_AIM OF THE EXERCISE_
Images are not part of the copy; transcribe all the data exactly.

_SUPPLIED INFORMATION_
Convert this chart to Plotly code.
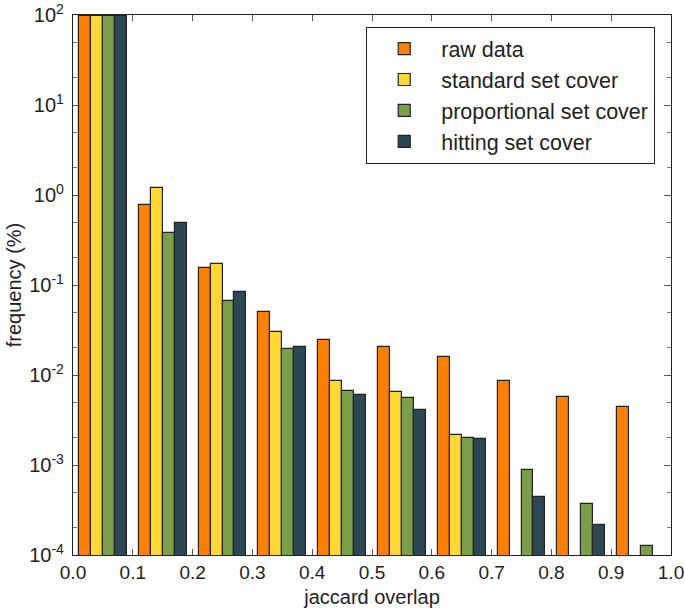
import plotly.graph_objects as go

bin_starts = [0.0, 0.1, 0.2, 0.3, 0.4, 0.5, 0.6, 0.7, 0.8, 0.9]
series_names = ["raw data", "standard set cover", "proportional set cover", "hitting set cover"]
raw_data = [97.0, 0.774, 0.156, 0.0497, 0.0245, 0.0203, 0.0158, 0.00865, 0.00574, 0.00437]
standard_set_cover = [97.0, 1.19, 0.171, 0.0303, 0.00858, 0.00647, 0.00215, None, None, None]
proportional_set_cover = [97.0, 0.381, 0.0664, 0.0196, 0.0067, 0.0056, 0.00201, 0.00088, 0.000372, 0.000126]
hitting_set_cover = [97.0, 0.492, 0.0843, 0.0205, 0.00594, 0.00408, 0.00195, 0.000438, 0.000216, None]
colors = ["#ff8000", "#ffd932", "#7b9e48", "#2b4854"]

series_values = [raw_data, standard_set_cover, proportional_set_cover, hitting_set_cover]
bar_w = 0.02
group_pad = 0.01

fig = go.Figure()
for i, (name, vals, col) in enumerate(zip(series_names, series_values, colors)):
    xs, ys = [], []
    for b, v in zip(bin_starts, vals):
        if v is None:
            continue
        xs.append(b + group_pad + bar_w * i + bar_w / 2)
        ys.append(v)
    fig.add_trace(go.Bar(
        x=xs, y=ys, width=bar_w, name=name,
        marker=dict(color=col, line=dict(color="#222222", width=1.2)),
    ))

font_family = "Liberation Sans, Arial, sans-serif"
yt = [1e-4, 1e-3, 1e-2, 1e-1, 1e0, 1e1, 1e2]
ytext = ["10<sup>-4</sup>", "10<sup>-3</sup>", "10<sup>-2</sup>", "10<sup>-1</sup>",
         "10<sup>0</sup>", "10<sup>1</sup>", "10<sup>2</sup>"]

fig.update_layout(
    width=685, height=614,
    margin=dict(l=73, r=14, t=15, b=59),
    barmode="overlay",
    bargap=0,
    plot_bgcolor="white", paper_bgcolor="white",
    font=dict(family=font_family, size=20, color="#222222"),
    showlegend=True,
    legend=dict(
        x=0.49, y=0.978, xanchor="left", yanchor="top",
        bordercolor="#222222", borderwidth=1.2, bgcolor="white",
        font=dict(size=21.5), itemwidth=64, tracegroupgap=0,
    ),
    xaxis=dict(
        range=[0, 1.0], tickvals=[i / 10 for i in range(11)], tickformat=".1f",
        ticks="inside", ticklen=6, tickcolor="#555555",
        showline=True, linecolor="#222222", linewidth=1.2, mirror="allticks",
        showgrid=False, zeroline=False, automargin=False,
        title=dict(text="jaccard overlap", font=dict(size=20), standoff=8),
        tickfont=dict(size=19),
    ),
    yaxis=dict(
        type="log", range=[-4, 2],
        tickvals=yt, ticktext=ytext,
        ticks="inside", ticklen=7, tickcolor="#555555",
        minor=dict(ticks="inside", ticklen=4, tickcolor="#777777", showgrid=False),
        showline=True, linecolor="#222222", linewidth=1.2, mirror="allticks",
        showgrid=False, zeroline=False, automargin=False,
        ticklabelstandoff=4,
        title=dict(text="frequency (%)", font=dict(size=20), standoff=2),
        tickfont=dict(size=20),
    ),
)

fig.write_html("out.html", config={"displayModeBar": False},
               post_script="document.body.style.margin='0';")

_CORRECT ANSWER_
Convert this chart to Plotly code.
import plotly.graph_objects as go

bin_starts = [0.0, 0.1, 0.2, 0.3, 0.4, 0.5, 0.6, 0.7, 0.8, 0.9]
series_names = ["raw data", "standard set cover", "proportional set cover", "hitting set cover"]
raw_data = [97.0, 0.774, 0.156, 0.0497, 0.0245, 0.0203, 0.0158, 0.00865, 0.00574, 0.00437]
standard_set_cover = [97.0, 1.19, 0.171, 0.0303, 0.00858, 0.00647, 0.00215, None, None, None]
proportional_set_cover = [97.0, 0.381, 0.0664, 0.0196, 0.0067, 0.0056, 0.00201, 0.00088, 0.000372, 0.000126]
hitting_set_cover = [97.0, 0.492, 0.0843, 0.0205, 0.00594, 0.00408, 0.00195, 0.000438, 0.000216, None]
colors = ["#ff8000", "#ffd932", "#7b9e48", "#2b4854"]

series_values = [raw_data, standard_set_cover, proportional_set_cover, hitting_set_cover]
bar_w = 0.02
group_pad = 0.01

fig = go.Figure()
for i, (name, vals, col) in enumerate(zip(series_names, series_values, colors)):
    xs, ys = [], []
    for b, v in zip(bin_starts, vals):
        if v is None:
            continue
        xs.append(b + group_pad + bar_w * i + bar_w / 2)
        ys.append(v)
    fig.add_trace(go.Bar(
        x=xs, y=ys, width=bar_w, name=name,
        marker=dict(color=col, line=dict(color="#222222", width=1.2)),
    ))

font_family = "Liberation Sans, Arial, sans-serif"
yt = [1e-4, 1e-3, 1e-2, 1e-1, 1e0, 1e1, 1e2]
ytext = ["10<sup>-4</sup>", "10<sup>-3</sup>", "10<sup>-2</sup>", "10<sup>-1</sup>",
         "10<sup>0</sup>", "10<sup>1</sup>", "10<sup>2</sup>"]

fig.update_layout(
    width=685, height=614,
    margin=dict(l=73, r=14, t=15, b=59),
    barmode="overlay",
    bargap=0,
    plot_bgcolor="white", paper_bgcolor="white",
    font=dict(family=font_family, size=20, color="#222222"),
    showlegend=True,
    legend=dict(
        x=0.49, y=0.978, xanchor="left", yanchor="top",
        bordercolor="#222222", borderwidth=1.2, bgcolor="white",
        font=dict(size=21.5), itemwidth=64, tracegroupgap=0,
    ),
    xaxis=dict(
        range=[0, 1.0], tickvals=[i / 10 for i in range(11)], tickformat=".1f",
        ticks="inside", ticklen=6, tickcolor="#555555",
        showline=True, linecolor="#222222", linewidth=1.2, mirror="allticks",
        showgrid=False, zeroline=False, automargin=False,
        title=dict(text="jaccard overlap", font=dict(size=20), standoff=8),
        tickfont=dict(size=19),
    ),
    yaxis=dict(
        type="log", range=[-4, 2],
        tickvals=yt, ticktext=ytext,
        ticks="inside", ticklen=7, tickcolor="#555555",
        minor=dict(ticks="inside", ticklen=4, tickcolor="#777777", showgrid=False),
        showline=True, linecolor="#222222", linewidth=1.2, mirror="allticks",
        showgrid=False, zeroline=False, automargin=False,
        ticklabelstandoff=4,
        title=dict(text="frequency (%)", font=dict(size=20), standoff=2),
        tickfont=dict(size=20),
    ),
)

fig.write_html("out.html", config={"displayModeBar": False},
               post_script="document.body.style.margin='0';")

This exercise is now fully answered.